Even though the madman is no longer relevant to Iraqis, it is an unfortunate reality that Iraq is more of a threat to its neighbors and American interests today than it ever has been before. President Bush has stated on numerous occasions that Saddam loyalists are primarily responsible for the current insurgency. Although there are elements of Saddam loyalists involved in the insurgency, it would be myopic for anyone to believe that these attacks in Iraq will now stop.
This is quite clear from the facts of Saddam's arrest. If his "loyalists" supported him so stoically, it would seem logical to surmise that these throngs of supporters would be providing him food, shelter and clothing. Last weekend, he was found inside a mini-catacomb with only two cronies and some dirty plates -- hardly a place in which to be masterminding a national insurgency.
As in any other conundrum, there is no absolute right or wrong. So, even though I think the capture of Saddam is truly in the best interests of the Iraqi people and an accomplishment, when it comes to the war, many Americans see the egg before the chicken and still oppose this war and occupation.
As an American Muslim, I am thrilled that Saddam's cult of personality went out not with a roar, but with a whimper. With that, I hope that the healthy and constructive criticism of the occupation will continue on the home front.
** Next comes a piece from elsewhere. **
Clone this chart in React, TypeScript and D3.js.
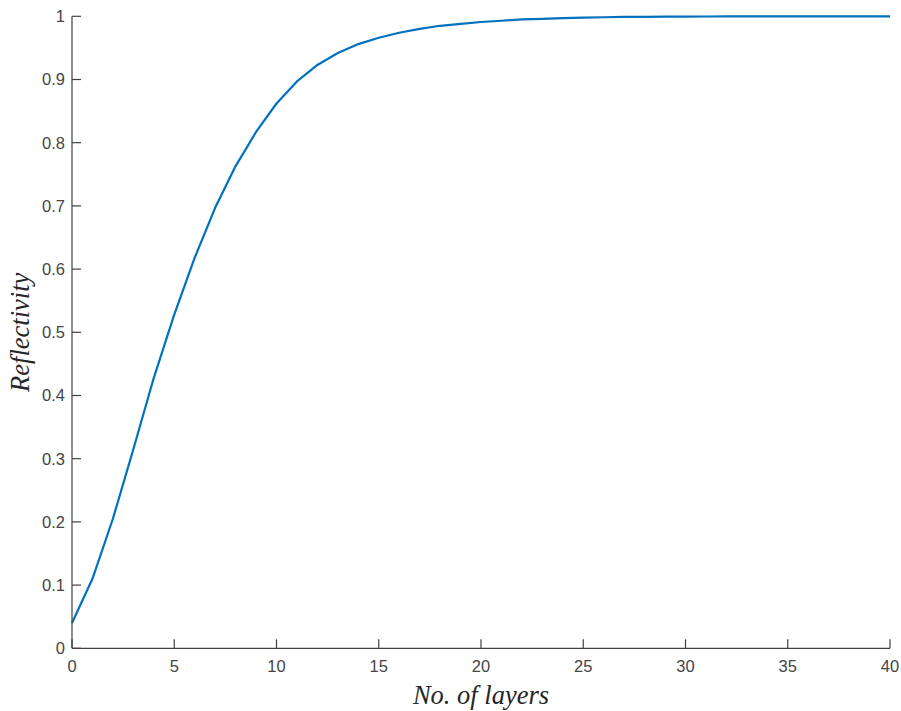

For that is the only way to demand the best foreign policy from the Bush administration, one that expedites the full autonomy and self-governance of Iraqis and brings our boys and girls in the armed forces quickly back into their families' loving arms.
Because once the elation from Saddam's capture recedes, we will soon realize that even though we have won the battle of capturing Saddam Hussein, we are still a long way from winning the war.
Arsalan T. Iftikhar is director of legal affairs for the Council on American-Islamic Relations (CAIR), a Muslim civil-rights and advocacy group.